Education is the methods by which a society gets from one
generation to the next. This includes knowledge, culture, and values. 
Individually the student develops physically, mentally, emotionally,
morally, and socially. Johann Herbart is known as a German philosopher and
educator, born in Oldenburg, and educated at the University of Jena.
Herbart's system of philosophy stems from the analysis of experience
(Microsoft Encarta 96 Encyclopedia).  He did not believe that all concepts
are of separate mental ideas, but instead suggested that all mental
activity results from interaction of elementary ideas. 

	Herbart's belief was that educational methods should be based on
psychology and ethics. He suggested that psychology would furnish
necessary knowledge of the mind and ethics would be used as a basis for
determining the social ends of education. 

	He became interested in the work of the Swiss educator reformer
Johann Heinrich Pestalozzi when he left Jena to tutor in Switzerland.
Herbart liked the Pestalozzian system, "in which the child is guided to
learn through the natural employment of the senses"(Encarta 96). 

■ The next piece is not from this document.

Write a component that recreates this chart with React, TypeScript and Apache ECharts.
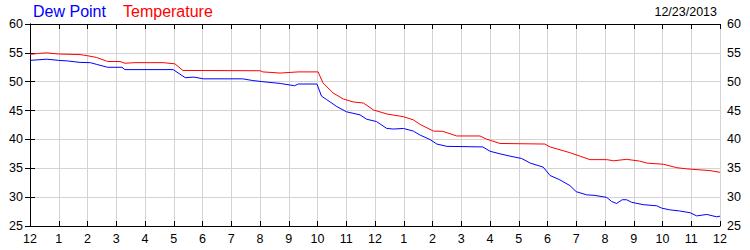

	In 1805 Herbart was appointed to be a professor of philosophy at
the University of Gottingen. Then in 1809 he left to fill a similar
position in Konigsberg (now Kaliningrad, Russia).

	In 1833 Herbart returned to Gottingen where he remained until his
death. The success of Herbart's methods led to their adoption in the
teacher-training systems of numerous countries (Encarta 96). His stress on
the study of the psychological processes of learning as a means of
devising educational programs based on the aptitudes, abilities, and
interests of students has a huge impact on modern day education.